Economist Eric Bloch told Inter Press
Service (IPS) "it is not practical" for Zimbabwe
to adopt the yuan.
"Zimbabwe won't have
any interaction with international markets as the
US dollar remains the standard currency in
international trade," Bloch told IPS.
With
China increasingly being touted to overtake the US
as the world's largest economy, the temptation to
embrace all things Chinese has proven too much to
resist for poor economies across the globe,
contends Tafara Zivanayi, an economics lecturer at
the University of Zimbabwe.
"There has
been false hope given to Chinese economic growth
with many African countries imagining they can
transfer this growth to their own economies,"
Zivanayi told IPS.
"Such decisions [to
adopt a foreign currency] as usually based on
international trade indices and monetary policies
of the country where the currency is domiciled.
Even if there have been projections that the
Chinese economy will surpass the US economy, this
won't happen overnight," Zivanayi told IPS.

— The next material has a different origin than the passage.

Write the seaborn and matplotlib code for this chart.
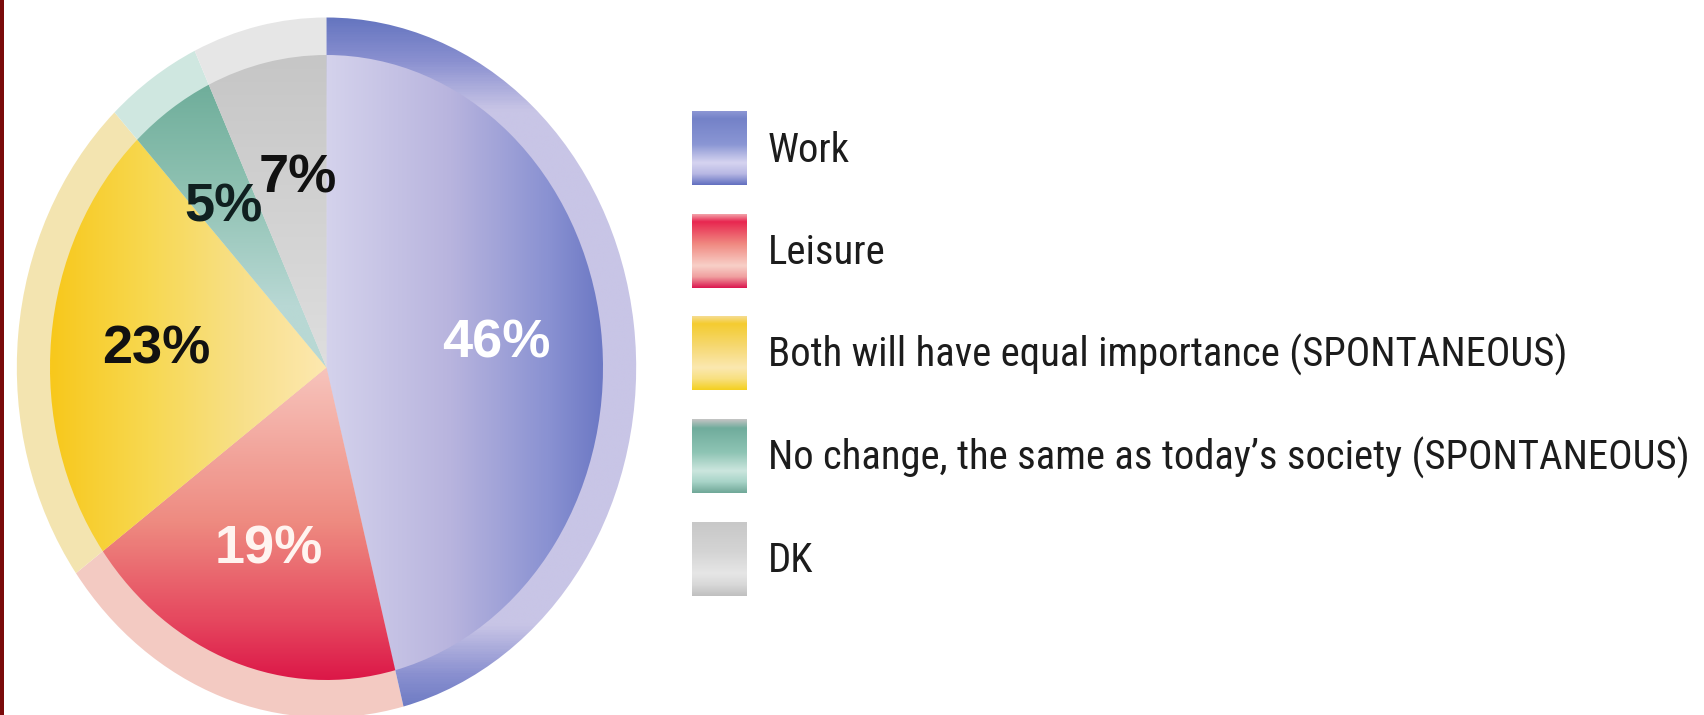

"There are still concerns about Chinese
penetration of international, especially low
income, markets and creating wealth for itself and
not host countries," Zivanayi said.
Even
traders who have long ridiculed cheap Chinese
products and have no grasp of international trade
intricacies find themselves offering opinions
about the prospects of adopting the yuan.
"As long as things have worked fine for us
using the American dollar, why change that
formula?" Thabani Moyo, a commuter omnibus driver.
His colleagues, who are struggling to handle
giving change in the varying currencies of the
dollar, the South African rand and the Botswana
pula, nodded in agreement
Zimbabwe does
not have coins of the various currencies and shops
and retailers struggle to give their customers
change.
Gono and other opponents of the
greenback cited this lack of change in coins as a
reason why Zimbabwe needed to adopt a single
currency or revert to its own, useless dollar.
However, during the presentation of the
national budget for the 2012 fiscal year, Biti
told parliament that Zimbabwe would continue using
the dollar until the economy stabilized.
Not everyone supports the introduction of
the yuan.
"We want real money, not
zhing-zhong," taxi driver Jourbet Buthelezi
told IPS, referring to the pejorative term
Zimbabweans use for sub-standard Chinese goods.